Many of you have heard my Tale of Two Fish Fries before, but I’ll tell it again, briefly, because it reveals the way of grace.

There was once a traditional fish fry offered to the community by a local Roman Catholic church. It was busy, institutional. After waiting in a long line, we were offered one or two pieces of fish and instructed that we could come back for seconds after everyone had eaten. I finished my meager plate quickly and hungrily waited for the time when I would be allowed to receive seconds. After fifteen minutes, I was offered one piece.

The following week, I went to a fish fry at the VFW hall, hoping to get our meals to go. I was greeted warmly, the people kept loading the foam clamshell containers, saying to the one next to them “oh, he needs more than that!” I brought home ridiculous amounts of food and I was left with the sense of belonging—of grace.

What Jesus evokes about the Manna, about this saving grace given to all, is that it is built on trust, not certainty. And it is about their physical and spiritual salvation. They didn’t just get fed. If they saved food for later it would spoil. There is no punishing the poor in their poverty or seeking greatness in extravagance. 

It is sufficiency for all people.

They came to see Moses as the deliverer of grace.

Not God. 

They focused on the physical. On the saving of their bodies and the certainty of being fed. Just not the trust. Or the grace. And because of that, they were rejecting  what comes from that grace: joy and liberation.

So it should be no wonder that Jesus’s own invitation to witness grace, would first be rejected, and then, in him, a second rejection.

We can see this in the way the evangelist we call John tells the whole story. The chapter begins with thousands and ends with Jesus talking only to his disciples. And even, of them, only The Twelve. The crowds have abandoned him. The setting shifts from the shore to a synagogue at Capernaum while he’s talking, from the great signs to multitudes to an intimate teaching with only the most committed of students who don’t know where else to go.

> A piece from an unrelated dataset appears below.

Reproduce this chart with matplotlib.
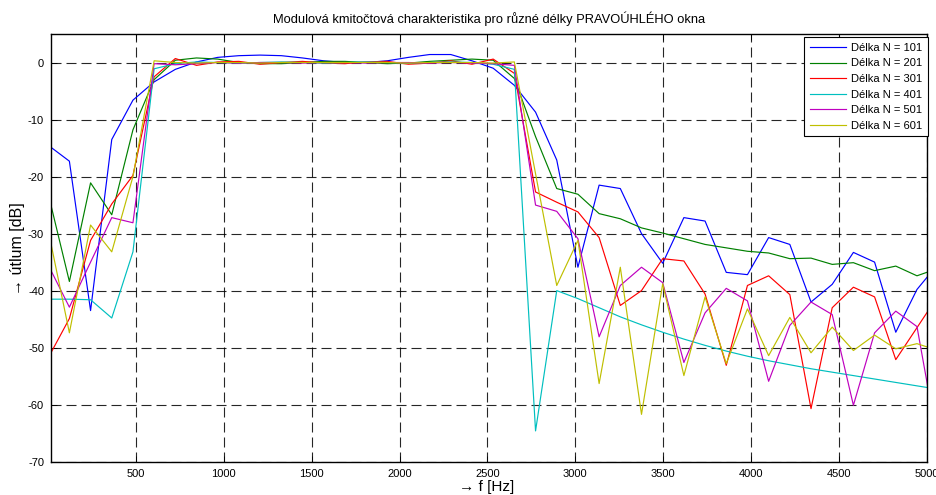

This message of liberation is for everyone. We just don’t all want to hear it.

Is Jesus the problem?

Of course not.

But I hope we can see why we get confused, eh?

The problem is us. Our expectations are split rather than coordinated. We make it about our physical world like it can even be separated from God. As if we can be separated from God.

Also, friends, let us not forget how rulers like to project an ordination onto this physical certainty. A manifest destiny to dominate and cure the world for others. To be of special importance and unique hope—while all of God’s hopes just so happen to lie in their success. Or, perhaps they claim to lie, more cunningly and convincingly, in national fortunes, wealth aggregation, or in the obliteration of another race of people.

None of this sounds like the love of Christ! None of this reflects the joy of Christ. And absolutely none of it offers the true hope of Christ. We chase mirages of salvation in the desert rather than trust in the Manna from heaven, the bread of life, or the love of Christ.

A trust that doesn’t deny the reality of life. It embraces the fact that God exists within it. Within our neighbors. Within every aspect of life itself. 

So let us rejoice in the humble uncertainties for the love that we trust is at the heart of our existence. Let us rejoice together that trust is a group project for all of us. Let us rejoice in the one certainty we can truly rely on: that this is an all of us deal. All of us fed, housed, loved in God’s grace. Here as in heaven.